2014-01-06


Sarah Schmid

A new day seemed to be dawning in Detroit when Quicken Loans founder Dan Gilbert paraphrased 50 Cent and told an audience at Marygrove College that Detroit’s recently announced urban blight task force is “going to get this done or we are going to die trying.”

The bold statement made last month was a welcome change for Detroiters, where urban decay is one of those persistent structural issues—like the thousands of streetlights that don’t work, or the murder rate—that residents have had to endure year after year, mayor after mayor, with seemingly no serious will to find solutions in sight.

Gilbert is the co-chair of the Detroit Blight Task Force, a public-private entity announced in September that is charged with developing a plan to remove every blighted structure in Detroit, as quickly and as environmentally consciously as possible.

What makes the Detroit Blight Task Force different from past, half-hearted attempts at blight removal is the sheer number of resources involved. Last fall, the Obama administration announced that $300 million in federal and private funding would go toward Detroit for blight removal, transit and public safety improvements, and business development.

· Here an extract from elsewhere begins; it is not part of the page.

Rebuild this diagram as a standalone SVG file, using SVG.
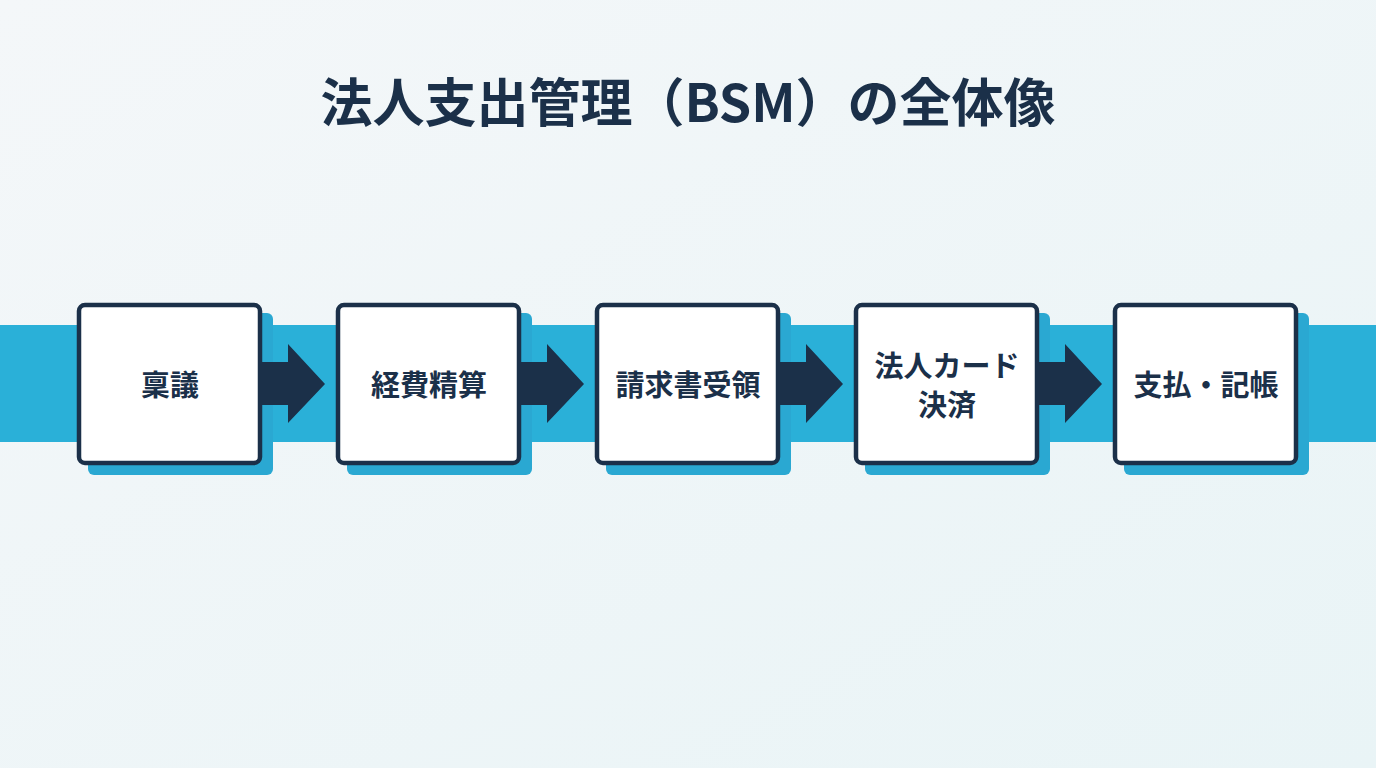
<svg xmlns="http://www.w3.org/2000/svg" width="1376" height="768" viewBox="0 0 1376 768">
<defs>
<linearGradient id="bg" x1="0" y1="0" x2="1" y2="1">
<stop offset="0" stop-color="#f4f7f9"/>
<stop offset="1" stop-color="#e9f4f6"/>
</linearGradient>
<style>
.shadow{fill:#2aa8d2}
.box{fill:#ffffff;stroke:#1b3049;stroke-width:4.5}
.lbl{font-family:"Noto Sans CJK JP","Noto Sans",sans-serif;font-weight:700;font-size:29px;fill:#1b3049;text-anchor:middle}
.arrow{fill:#1b3049}
.title{font-family:"Noto Sans CJK JP","Noto Sans",sans-serif;font-weight:700;font-size:52px;fill:#1b3049;text-anchor:middle}
</style>
</defs>
<rect width="1376" height="768" fill="url(#bg)"/>
<rect x="0" y="325" width="1376" height="117" fill="#2ab0d8"/>
<text class="title" x="688" y="122">法人支出管理（BSM）の全体像</text>
<g id="n1">
<rect class="shadow" x="88" y="313" width="185" height="162" rx="6"/>
<rect class="box" x="79" y="305" width="181" height="158" rx="6"/>
<text class="lbl" x="170" y="396">稟議</text>
</g>
<g id="n2">
<rect class="shadow" x="347" y="313" width="185" height="162" rx="6"/>
<rect class="box" x="338" y="305" width="181" height="158" rx="6"/>
<text class="lbl" x="429" y="396">経費精算</text>
</g>
<g id="n3">
<rect class="shadow" x="606" y="313" width="185" height="162" rx="6"/>
<rect class="box" x="597" y="305" width="181" height="158" rx="6"/>
<text class="lbl" x="688" y="396">請求書受領</text>
</g>
<g id="n4">
<rect class="shadow" x="865" y="313" width="185" height="162" rx="6"/>
<rect class="box" x="856" y="305" width="181" height="158" rx="6"/>
<text class="lbl" x="947" y="377">法人カード</text>
<text class="lbl" x="947" y="416">決済</text>
</g>
<g id="n5">
<rect class="shadow" x="1124" y="313" width="185" height="162" rx="6"/>
<rect class="box" x="1115" y="305" width="181" height="158" rx="6"/>
<text class="lbl" x="1206" y="396">支払・記帳</text>
</g>
<g id="connectors">
<path class="arrow" d="M262 362 H288 V344 L325 384 L288 423 V405 H262 Z"/>
<path class="arrow" d="M521 362 H547 V344 L584 384 L547 423 V405 H521 Z"/>
<path class="arrow" d="M780 362 H806 V344 L843 384 L806 423 V405 H780 Z"/>
<path class="arrow" d="M1039 362 H1065 V344 L1102 384 L1065 423 V405 H1039 Z"/>
</g>
</svg>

Equally impressive are the task force’s partners: the U.S. departments of Treasury and Housing and Urban Development, the Kresge Foundation, the Skillman Foundation, Rock Ventures (Quicken Loans’ umbrella company, which is also one of Detroit’s biggest landowners), the city of Detroit and its Emergency Financial Manager’s office, and various state and local community development organizations.

But perhaps most encouraging from an innovation standpoint is that nonprofit organization Data Driven Detroit and local startup Loveland Technologies are leading the $1.5 million Motor City Mapping effort to survey the city’s entire 139 square miles—some 400,000 parcels of land—to identify blighted properties in need of demolition.

Loveland founder Jerry Paffendorf moved to Detroit from San Francisco in 2009 with a desire to make a difference. Loveland began an ambitious project to digitally map the vacant properties up for sale at the Wayne County Foreclosure Auction. Incredibly, until Loveland began its work, that kind of information was unavailable to the public online.

One thing that is both exciting and maddening about Detroit is how many innovators like Paffendorf are working independently to find solutions to the city’s biggest obstacles because, they believe, the local government can’t or won’t take it on. To now have a well-funded effort to hire the people in the community who are already hard at work solving the very problem the city is trying to address marks a significant change, and one that bodes well for Detroit’s future.